> _THE TASK_:
Write the lines out again, from the top of the material to the line containing "60, 70, 80];", pictures excluded.

> _INFORMATION SHOWN_:
------------------------
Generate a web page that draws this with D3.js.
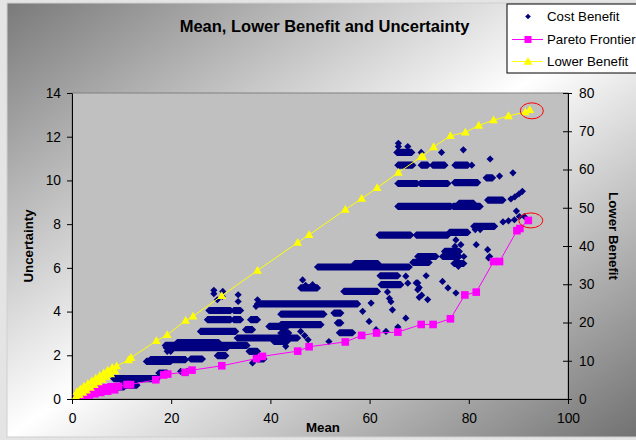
<!DOCTYPE html>
<html>
<head>
<meta charset="utf-8">
<script src="https://cdn.jsdelivr.net/npm/d3@7"></script>
<style>
  html, body { margin: 0; padding: 0; background: #e4e4e4; overflow: hidden; }
  svg { display: block; }
  text { font-family: "Liberation Sans", Arial, sans-serif; fill: #000; }
</style>
</head>
<body>
<svg id="chart" width="636" height="440"></svg>
<script>
// ---- Axis ticks ----
const meanTicks = [0, 20, 40, 60, 80, 100];
const uncertaintyTicks = [0, 2, 4, 6, 8, 10, 12, 14];
const lowerBenefitTicks = [0, 10, 20, 30, 40, 50, 60, 70, 80];

// ---- Lower Benefit series (right axis) ----
const lowerMean  = [0.8, 1.0, 1.5, 1.7, 2.2, 2.4, 2.9, 3.2, 3.7, 4.0, 4.5, 4.8, 5.3, 5.6, 6.1, 6.4, 6.9, 7.2, 7.8, 8.1, 8.7, 9.0,
                    11.4, 11.9, 17.0, 19.2, 22.9, 24.4, 30.2, 37.4, 45.5, 47.8, 55.1, 58.4, 61.5, 65.8, 70.4, 70.7,
                    72.9, 76.3, 79.3, 82.0, 85.0, 88.0, 91.4, 92.3];
const lowerValue = [0.6, 1.9, 1.1, 2.6, 1.7, 3.3, 2.3, 4.0, 3.0, 4.7, 3.7, 5.4, 4.4, 6.1, 5.1, 6.8, 5.8, 7.5, 6.5, 8.2, 7.3, 8.6,
                    10.2, 10.8, 15.2, 16.8, 20.5, 21.6, 27.0, 33.6, 40.9, 42.9, 49.5, 52.4, 55.2, 59.2, 63.3, 63.4,
                    65.9, 68.8, 69.7, 71.5, 72.9, 74.0, 75.0, 75.6];

// ---- Pareto Frontier series (left axis) ----
const paretoMean = [1.0, 1.3, 1.7, 2.1, 2.5, 3.0, 3.5, 4.0, 4.6, 5.2, 5.8, 6.5, 7.2, 7.9, 8.6, 9.4,
                    11.1, 11.8, 16.9, 18.5, 19.3, 22.8, 24.2, 30.2, 37.2, 38.4, 45.5, 47.8, 55.1, 58.4, 61.4,
                    65.7, 70.4, 72.8, 76.3, 79.2, 81.5, 85.0, 86.2, 89.7, 90.3, 92.0];
const paretoUnc  = [0.02, 0.20, 0.06, 0.28, 0.12, 0.34, 0.18, 0.40, 0.24, 0.46, 0.30, 0.52, 0.36, 0.56, 0.42, 0.58,
                    0.66, 0.66, 0.88, 1.10, 1.14, 1.22, 1.32, 1.52, 1.85, 1.95, 2.19, 2.39, 2.61, 2.91, 3.02,
                    3.06, 3.41, 3.41, 3.67, 4.76, 4.89, 6.29, 6.29, 7.70, 7.80, 8.17];

// ---- Cost Benefit: dense runs of points at one uncertainty level ----
const runFrom = [65.5, 65.7, 70.4, 72.7, 77.2, 65.7, 70.2, 77.1, 83.5, 65.7, 76.8, 78.0, 83.8,
                 61.9, 69.4, 76.1, 81.0, 75.1, 74.7, 77.0, 69.7, 68.7, 49.5, 57.0,
                 62.1, 62.3, 46.1, 54.8, 37.4, 42.1, 52.8, 42.1, 53.5, 53.9, 42.1,
                 27.6, 32.6, 27.3, 32.6, 36.0, 39.7, 25.9, 35.0, 33.3, 40.7, 18.8, 21.2, 19.0,
                 35.7, 37.4, 15.8, 15.0, 23.9, 29.3, 8.4, 17.5, 9.8, 8.0];
const runTo   = [68.5, 68.7, 71.7, 75.2, 79.8, 69.6, 75.8, 81.8, 84.8, 76.4, 82.3, 81.0, 86.9,
                 68.3, 75.8, 79.8, 85.2, 78.1, 78.1, 79.0, 73.4, 72.0, 68.0, 61.7,
                 65.7, 66.3, 49.5, 61.6, 57.6, 50.8, 54.2, 50.2, 54.2, 56.6, 43.7,
                 32.0, 34.0, 32.0, 34.0, 37.4, 43.4, 33.0, 36.4, 45.5, 43.4, 35.3, 29.6, 31.3,
                 37.4, 38.7, 22.9, 19.9, 26.3, 31.0, 17.2, 19.2, 13.1, 10.5];
const runUnc  = [11.28, 10.70, 10.70, 10.70, 10.70, 9.86, 9.86, 9.90, 10.12, 8.81, 8.81, 8.95, 9.10,
                 7.50, 7.50, 7.62, 7.90, 6.75, 6.52, 6.20, 6.52, 6.25, 6.04, 6.20,
                 5.64, 5.23, 5.08, 4.92, 4.35, 3.88, 3.93, 3.40, 3.48, 3.03, 3.02,
                 4.05, 4.05, 3.63, 3.63, 3.63, 3.32, 3.09, 3.17, 2.79, 2.63, 2.45, 2.58, 2.35,
                 2.18, 1.83, 1.80, 1.72, 1.83, 1.98, 0.93, 1.19, 0.63, 0.55];

// ---- Cost Benefit: isolated points ----
const pointMean = [65.8, 65.8, 67.7, 70.4, 74.5, 78.9, 80.6, 84.3, 86.2, 88.9,
                   88.5, 89.3, 90.1, 90.8, 86.9, 88.0, 89.2, 89.6, 90.2, 91.2,
                   81.3, 82.3, 77.4, 78.4, 77.2, 81.5, 79.0, 77.9, 83.8, 84.0, 84.2,
                   71.4, 74.7, 75.8, 77.4, 69.7, 69.7, 70.5, 71.7,
                   67.3, 67.7, 69.4, 46.5, 47.1, 48.5,
                   63.6, 64.0, 64.3, 70.0, 70.0, 60.3,
                   58.6, 64.6, 67.3, 59.9, 46.1, 46.9, 47.6, 51.8,
                   61.3, 63.3, 65.7, 43.1,
                   28.6, 28.6, 30.3, 29.3, 30.4, 33.5, 33.5, 37.4,
                   37.1, 21.9, 23.2, 36.4, 19.2, 19.9];
const pointUnc  = [11.70, 11.55, 11.55, 11.28, 11.28, 11.40, 10.70, 10.98, 10.20, 10.35,
                   9.15, 9.25, 9.38, 9.50, 8.10, 8.15, 8.20, 8.60, 8.35, 8.35,
                   7.75, 7.75, 7.28, 7.06, 6.98, 7.06, 6.52, 6.07, 6.83, 6.45, 6.52,
                   5.64, 5.38, 5.08, 4.85, 5.31, 5.00, 4.75, 4.55,
                   5.62, 5.30, 5.31, 5.45, 5.20, 5.23,
                   4.90, 4.60, 4.45, 5.10, 4.65, 4.39,
                   4.01, 4.08, 3.70, 3.55, 3.09, 2.90, 2.71, 2.63,
                   3.17, 3.09, 3.29, 2.41,
                   4.97, 4.82, 4.69, 4.54, 4.92, 4.77, 4.46, 4.54,
                   4.24, 1.26, 1.26, 1.65, 2.18, 2.18];

const legendItems = ["Cost Benefit", "Pareto Frontier", "Lower Benefit"];

// ---- Layout ----
const W = 636, H = 440;
const plot = { left: 72, right: 568, top: 93, bottom: 399 };
const navy = "#000080", magenta = "#ff00ff", yellow = "#ffff00";

const x  = d3.scaleLinear().domain([0, 100]).range([plot.left, plot.right]);
const yL = d3.scaleLinear().domain([0, 14]).range([plot.bottom, plot.top]);
const yR = d3.scaleLinear().domain([0, 80]).range([plot.bottom, plot.top]);

const svg = d3.select("#chart");
const defs = svg.append("defs");

// Chart area with a diagonal grey-white-grey fill
const grad = defs.append("linearGradient").attr("id", "chartFill")
  .attr("x1", 0).attr("y1", 0).attr("x2", 1).attr("y2", 1);
grad.append("stop").attr("offset", 0).attr("stop-color", "#7a7a7a");
grad.append("stop").attr("offset", 0.5).attr("stop-color", "#ffffff");
grad.append("stop").attr("offset", 1).attr("stop-color", "#707070");

svg.append("rect").attr("x", 7).attr("y", 3).attr("width", W).attr("height", H - 6)
  .attr("fill", "url(#chartFill)").attr("stroke", "#cfcfcf");

// Plot area
svg.append("rect")
  .attr("x", plot.left).attr("y", plot.top)
  .attr("width", plot.right - plot.left).attr("height", plot.bottom - plot.top)
  .attr("fill", "#c0c0c0").attr("stroke", "#808080");

// Title
svg.append("text").attr("x", 324.5).attr("y", 32).attr("text-anchor", "middle")
  .style("font-size", "16.5px").style("font-weight", "bold")
  .text("Mean, Lower Benefit and Uncertainty");

// ---- Axes ----
const tickFont = "13.8px";
const gL = svg.append("g").attr("transform", `translate(${plot.left},0)`)
  .call(d3.axisLeft(yL).tickValues(uncertaintyTicks).tickSize(5).tickSizeOuter(0).tickPadding(6));
const gB = svg.append("g").attr("transform", `translate(0,${plot.bottom})`)
  .call(d3.axisBottom(x).tickValues(meanTicks).tickSize(5).tickSizeOuter(0).tickPadding(9));
const gR = svg.append("g").attr("transform", `translate(${plot.right},0)`)
  .call(d3.axisRight(yR).tickValues(lowerBenefitTicks).tickSize(4).tickSizeOuter(0).tickPadding(7));
gR.selectAll(".tick line").attr("x1", -5);

[gL, gB, gR].forEach(g => {
  g.select(".domain").attr("stroke", "#000");
  g.selectAll(".tick line").attr("stroke", "#000");
  g.selectAll("text").style("font-size", tickFont)
    .style("font-family", "'Liberation Sans', Arial, sans-serif").attr("fill", "#000");
});

// Axis titles
svg.append("text").attr("x", 323).attr("y", 432).attr("text-anchor", "middle")
  .style("font-size", "13.3px").style("font-weight", "bold").text("Mean");
svg.append("text").attr("transform", `translate(33,${(plot.top + plot.bottom) / 2}) rotate(-90)`)
  .attr("text-anchor", "middle").style("font-size", "13.3px").style("font-weight", "bold").text("Uncertainty");
svg.append("text").attr("transform", `translate(609,236) rotate(90)`)
  .attr("text-anchor", "middle").style("font-size", "13.3px").style("font-weight", "bold").text("Lower Benefit");

// ---- Marks ----
const clip = defs.append("clipPath").attr("id", "plotClip").append("rect")
  .attr("x", plot.left - 6).attr("y", plot.top - 6)
  .attr("width", plot.right - plot.left + 12).attr("height", plot.bottom - plot.top + 6);
const marks = svg.append("g").attr("clip-path", "url(#plotClip)");

const diamond = r => `M0,${-r}L${r},0L0,${r}L${-r},0Z`;
const triangle = "M0,-4.6L4.4,3.2L-4.4,3.2Z";
const dr = 3.6;

// Cost Benefit runs drawn as a stretched diamond (a row of overlapping markers)
const runs = runFrom.map((f, i) => ({ from: f, to: runTo[i], u: runUnc[i] }));
marks.append("g").selectAll("path").data(runs).join("path")
  .attr("d", d => {
    const x0 = x(d.from), x1 = x(d.to), y = yL(d.u);
    return `M${x0 - dr},${y}L${x0},${y - dr}L${x1},${y - dr}L${x1 + dr},${y}L${x1},${y + dr}L${x0},${y + dr}Z`;
  })
  .attr("fill", navy);

const pts = pointMean.map((m, i) => ({ m, u: pointUnc[i] }));
marks.append("g").selectAll("path").data(pts).join("path")
  .attr("transform", d => `translate(${x(d.m)},${yL(d.u)})`)
  .attr("d", diamond(dr)).attr("fill", navy);

// Pareto Frontier
const pareto = paretoMean.map((m, i) => ({ m, u: paretoUnc[i] }));
marks.append("path").datum(pareto)
  .attr("d", d3.line().x(d => x(d.m)).y(d => yL(d.u)))
  .attr("fill", "none").attr("stroke", magenta).attr("stroke-width", 1);
marks.append("g").selectAll("rect").data(pareto).join("rect")
  .attr("x", d => x(d.m) - 3.8).attr("y", d => yL(d.u) - 3.8)
  .attr("width", 7.6).attr("height", 7.6).attr("fill", magenta);

// Lower Benefit
const lower = lowerMean.map((m, i) => ({ m, v: lowerValue[i] }));
marks.append("path").datum(lower)
  .attr("d", d3.line().x(d => x(d.m)).y(d => yR(d.v)))
  .attr("fill", "none").attr("stroke", yellow).attr("stroke-width", 1);
marks.append("g").selectAll("path").data(lower).join("path")
  .attr("transform", d => `translate(${x(d.m)},${yR(d.v)})`)
  .attr("d", triangle).attr("fill", yellow);

// Highlight rings round the final point of each line
const lastLower = lower[lower.length - 1], lastPareto = pareto[pareto.length - 1];
svg.append("ellipse").attr("cx", x(lastLower.m) + 2).attr("cy", yR(lastLower.v) + 1)
  .attr("rx", 11.5).attr("ry", 8).attr("fill", "none").attr("stroke", "#ff0000").attr("stroke-width", 1);
svg.append("ellipse").attr("cx", x(lastPareto.m) + 2.5).attr("cy", yL(lastPareto.u))
  .attr("rx", 12).attr("ry", 7.5).attr("fill", "none").attr("stroke", "#ff0000").attr("stroke-width", 1);

// ---- Legend ----
const lg = svg.append("g");
lg.append("rect").attr("x", 507).attr("y", 4).attr("width", 140).attr("height", 69)
  .attr("fill", "#ffffff").attr("stroke", "#000");
const rowY = [16.5, 39.5, 61.5];
legendItems.forEach((name, i) => {
  const y = rowY[i];
  if (i === 0) {
    lg.append("path").attr("transform", `translate(528,${y})`).attr("d", diamond(2.8)).attr("fill", navy);
  } else if (i === 1) {
    lg.append("line").attr("x1", 512).attr("x2", 543).attr("y1", y).attr("y2", y).attr("stroke", magenta);
    lg.append("rect").attr("x", 524.5).attr("y", y - 3.5).attr("width", 7).attr("height", 7).attr("fill", magenta);
  } else {
    lg.append("line").attr("x1", 512).attr("x2", 543).attr("y1", y).attr("y2", y).attr("stroke", yellow);
    lg.append("path").attr("transform", `translate(528,${y})`).attr("d", triangle).attr("fill", yellow);
  }
  lg.append("text").attr("x", 547).attr("y", y).attr("dy", "0.35em")
    .style("font-size", "13.3px").text(name);
});
</script>
</body>
</html>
------------------------
> _FULL OUTPUT_:
Generate a web page that draws this with D3.js.
<!DOCTYPE html>
<html>
<head>
<meta charset="utf-8">
<script src="https://cdn.jsdelivr.net/npm/d3@7"></script>
<style>
  html, body { margin: 0; padding: 0; background: #e4e4e4; overflow: hidden; }
  svg { display: block; }
  text { font-family: "Liberation Sans", Arial, sans-serif; fill: #000; }
</style>
</head>
<body>
<svg id="chart" width="636" height="440"></svg>
<script>
// ---- Axis ticks ----
const meanTicks = [0, 20, 40, 60, 80, 100];
const uncertaintyTicks = [0, 2, 4, 6, 8, 10, 12, 14];
const lowerBenefitTicks = [0, 10, 20, 30, 40, 50, 60, 70, 80];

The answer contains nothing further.